MARYLAND HEIGHTS, Mo. (KTVI) – Good help is hard to find, especially for restaurant and business owners during the pandemic.
It helps that it’s a family affair for Steve Lauck, his wife, and two sons at Vivola Express in Maryland Heights, Missouri.
“Having a family operation, Mom and Pop-type situation, we’re blessed with that because we always have four employees at least,” said Lauck, Vivola Express owner. “If it wasn’t for our two sons working for us, I don’t know what we would do.”
It’s a sign of modern times.
As more people get vaccinated and begin heading back to their favorite spots, the keyword coming out of this pandemic is patience. George Mahe researched the issue facing many as dining begins to open back up in time for summer.

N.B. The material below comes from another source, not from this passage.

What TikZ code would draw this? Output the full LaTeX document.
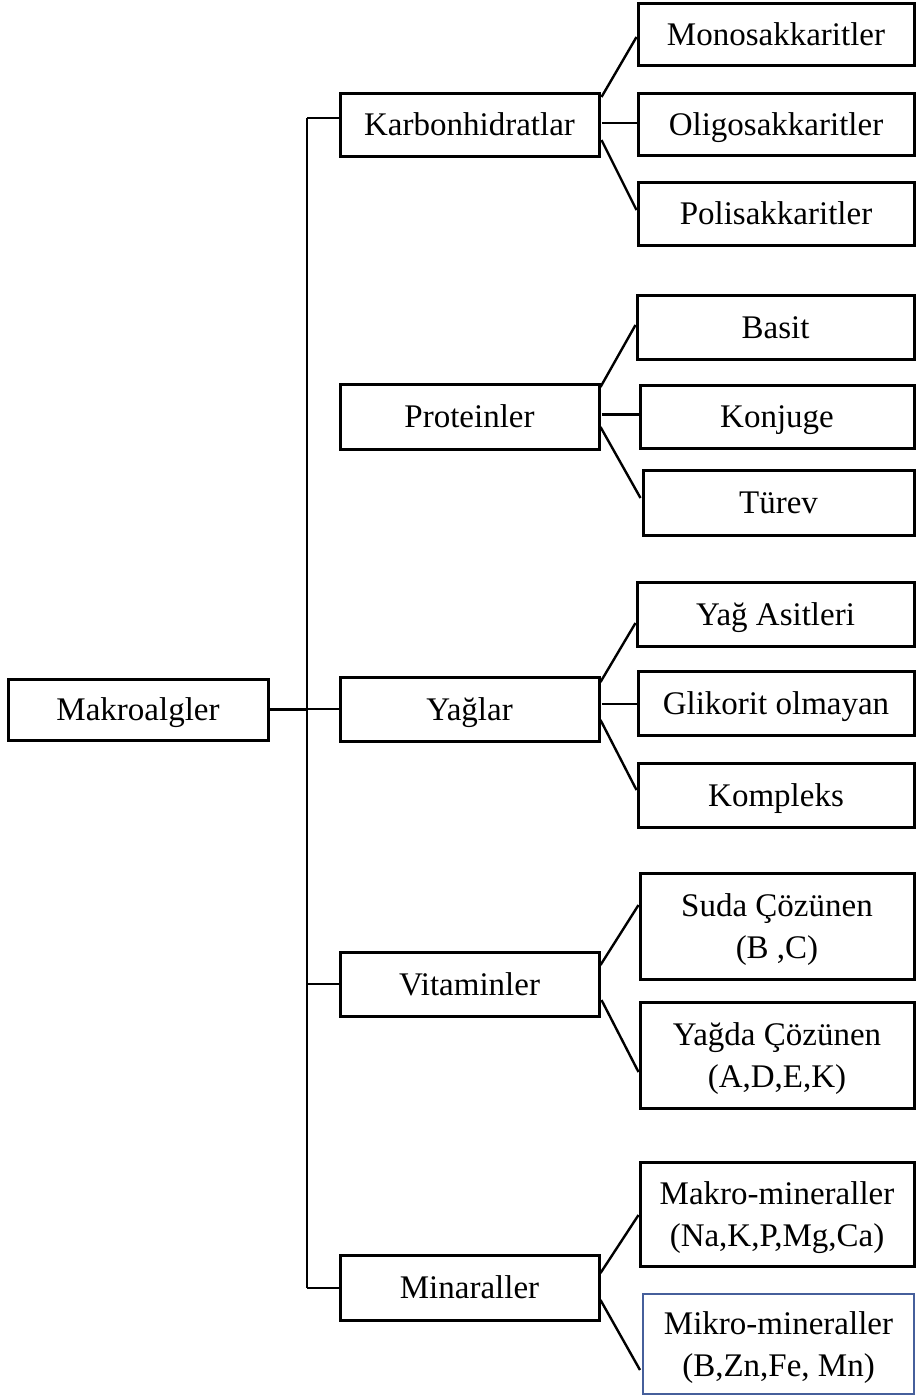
\documentclass[tikz,border=0pt]{standalone}
\usepackage{fontspec}
\setmainfont{Liberation Serif}
\usetikzlibrary{calc}
\definecolor{mikroblue}{RGB}{70,95,155}
\newcommand\sst{\rule[-9pt]{0pt}{40pt}}
\newcommand\mkbox[7][]{%
  \node[box,#1,minimum width={#5-#3},minimum height={#6-#4}] (#2) at ({(#3+#5)/2},{(#4+#6)/2}) {#7};}
\begin{document}
\begin{tikzpicture}[x=1pt,y=-1pt,
  box/.style={draw, line width=3pt, inner sep=0pt, align=center,
    font=\fontsize{33}{42}\selectfont},
  conn/.style={line width=2.4pt}]
\fill[white] (0,0) rectangle (916,1400);
\useasboundingbox (0,0) rectangle (916,1400);
% root and parents
\mkbox{mak}{8}{679}{268}{740}{\sst Makroalgler}
\mkbox{karb}{340}{93}{599}{156}{\sst Karbonhidratlar}
\mkbox{prot}{340}{384}{599}{449}{\sst Proteinler}
\mkbox{yag}{340}{677}{599}{741}{\sst Yağlar}
\mkbox{vit}{340}{952}{599}{1016}{\sst Vitaminler}
\mkbox{min}{340}{1255}{599}{1320}{\sst Minaraller}
% children
\mkbox{mono}{638}{3}{914}{65}{\sst Monosakkaritler}
\mkbox{oligo}{638}{93}{914}{155}{\sst Oligosakkaritler}
\mkbox{poli}{638}{182}{914}{245}{\sst Polisakkaritler}
\mkbox{basit}{637}{295}{914}{359}{\sst Basit}
\mkbox{konj}{640}{385}{914}{448}{\sst Konjuge}
\mkbox{turev}{643}{470}{914}{535}{\sst Türev}
\mkbox{yagas}{637}{582}{914}{646}{\sst Yağ Asitleri}
\mkbox{glik}{638}{671}{914}{735}{\sst Glikorit olmayan}
\mkbox{komp}{638}{763}{914}{827}{\sst Kompleks}
\mkbox{suda}{640}{873}{914}{979}{\sst Suda Çözünen\\\sst (B ,C)}
\mkbox{yagda}{640}{1002}{914}{1108}{\sst Yağda Çözünen\\\sst (A,D,E,K)}
\mkbox{makro}{640}{1162}{914}{1266}{\sst Makro-mineraller\\\sst (Na,K,P,Mg,Ca)}
\mkbox[draw=mikroblue,line width=2pt]{mikro}{643}{1294}{914}{1394}{\sst Mikro-mineraller\\\sst (B,Zn,Fe, Mn)}
% trunk
\coordinate (ttop) at (307,118);
\coordinate (tbot) at (307,1288);
\draw[conn] (ttop) -- (tbot);
\draw[conn] (mak.east) -- (mak.east -| ttop);
\draw[conn] (ttop) -- (ttop -| karb.west);
\draw[conn] ($(prot.west)+(0,-2.5)$ -| ttop) -- ($(prot.west)+(0,-2.5)$);
\draw[conn] (yag.west -| ttop) -- (yag.west);
\draw[conn] (vit.west -| ttop) -- (vit.west);
\draw[conn] (tbot) -- (tbot -| min.west);
% Karbonhidratlar children
\draw[conn] ($(karb.east)+(1,-27.5)$) -- ($(mono.west)+(0,3)$);
\draw[conn] ($(karb.east)+(1,-1.5)$) -- ($(oligo.west)+(0,-1)$);
\draw[conn] ($(karb.east)+(1,15.5)$) -- ($(poli.west)+(0,-3.5)$);
% Proteinler children
\draw[conn] ($(prot.east)+(0,-29.5)$) -- ($(basit.west)+(0,-2)$);
\draw[conn] ($(konj.west)+(-37,-2)$) -- ($(konj.west)+(0,-2)$);
\draw[conn] ($(prot.east)+(0,10.5)$) -- ($(turev.west)+(-1,-4.5)$);
% Yaglar children
\draw[conn] ($(yag.east)+(0,-27)$) -- ($(yagas.west)+(0,9)$);
\draw[conn] ($(glik.west)+(-35,1)$) -- ($(glik.west)+(0,1)$);
\draw[conn] ($(yag.east)+(0,11)$) -- ($(komp.west)+(0,-5)$);
% Vitaminler children
\draw[conn] ($(vit.east)+(0,-19)$) -- ($(suda.west)+(0,-21)$);
\draw[conn] ($(vit.east)+(1,16)$) -- ($(yagda.west)+(0,17)$);
% Minaraller children
\draw[conn] ($(min.east)+(0,-14.5)$) -- ($(makro.west)+(0,1)$);
\draw[conn] ($(min.east)+(0,12.5)$) -- ($(mikro.west)+(-2,26)$);
\end{tikzpicture}
\end{document}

“A lot of these guys are working more hours and more shifts,” said George Mahe, dining editor for St. Louis Magazine. “A lot of them are holding job fairs and giving all kinds of bonuses after 60 days or 90 days. They’re giving bonuses to their existing workers to have their friends come in and give them bonuses again if their friends come in so it’s all over the board.”
Across St. Louis, “Help Wanted” signs aren’t just in restaurant windows but across multiple industries. In the Central West End, 12 restaurants, as well as other businesses, are hosting a job fair in the area next week.
“Business is strong,” said Stephen Gontram, owner of Five Star Burgers. “Even at 50%, and it’s getting stronger and stronger. I don’t want to say I’m not looking forward to the days of 100%. I am. But right now, we are looking for people, cause the staff we had, which is the same staff we had a month or two ago, is … we’re tired and working long hours. As business ramps up, we desperately need more people to serve, to bus, to host, to cook, everything.”
In the meantime, as more people get vaccinated and capacity levels continue to change at restaurants along with streamlined menus and hours, patrons will have to be patient.
“But the one good thing I will say is if you want to look on the positive side is business is coming back,” Lauck said. “Hopefully, the workers will, too.”